Prioritize Safety and Protection
If your garage doubles as your gear shed, workshop, and overflow storage (like mine), safety should always be part of the plan. Wall storage can help, but only if you set it up thoughtfully. Here’s what I recommend:
- Store Sharp Tools Out of Reach: Pruners, hedge clippers, and anything with a blade should be mounted high on the wall, away from curious hands. I also use tool guards where I can.
- Secure Heavy Items: I use locking hooks for heavier things like sleds, hoses, and the kids’ ride-on toys. If it can fall, it needs to be fastened.
- Keep Bins Sealed: Lidded bins help keep pests out and protect delicate gear from dust or leaks. No one wants to find mouse droppings in the snow boots.
- Avoid Chemical Cross-Contamination: Cleaning supplies and fertilizers should always be separated from kids’ gear, picnic items, or pet food.
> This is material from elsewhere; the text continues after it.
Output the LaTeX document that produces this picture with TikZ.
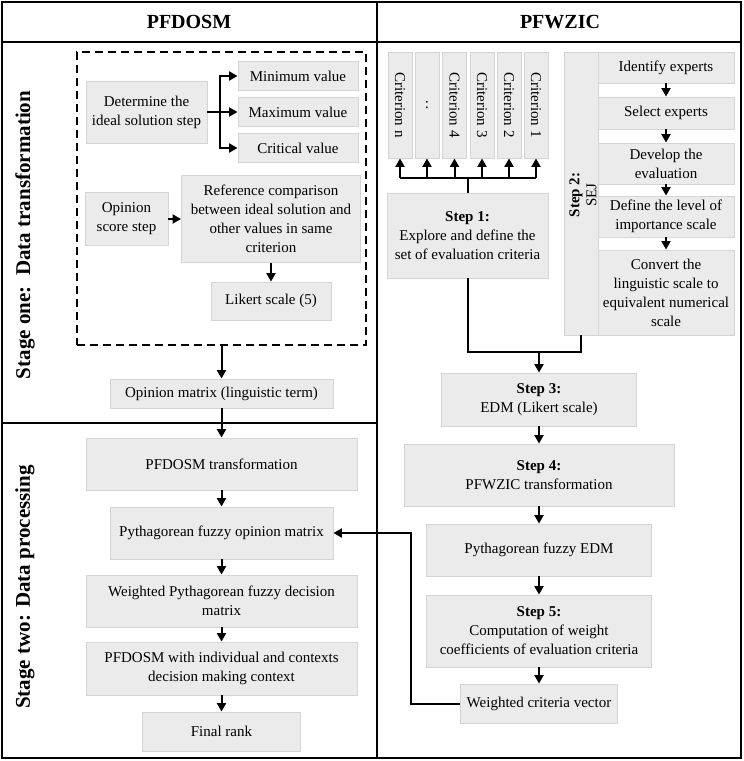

I use a separate shelving zone for anything labeled “Caution.”
- Light the Zone: I added an overhead light strip along the main garage wall so I’m not grabbing tools in the dark. It’s safer, and frankly, a lot more motivating to keep clean.
Conclusion
A well-designed garage wall storage system makes all the difference when it comes to seasonal organization. It lifts gear off the floor and creates a visual system you can stick to. When everything has its place, and that place changes with the seasons, your garage starts working like it should. It becomes a zone of efficiency, not stress. And for busy families like mine, that’s the kind of calm we can appreciate.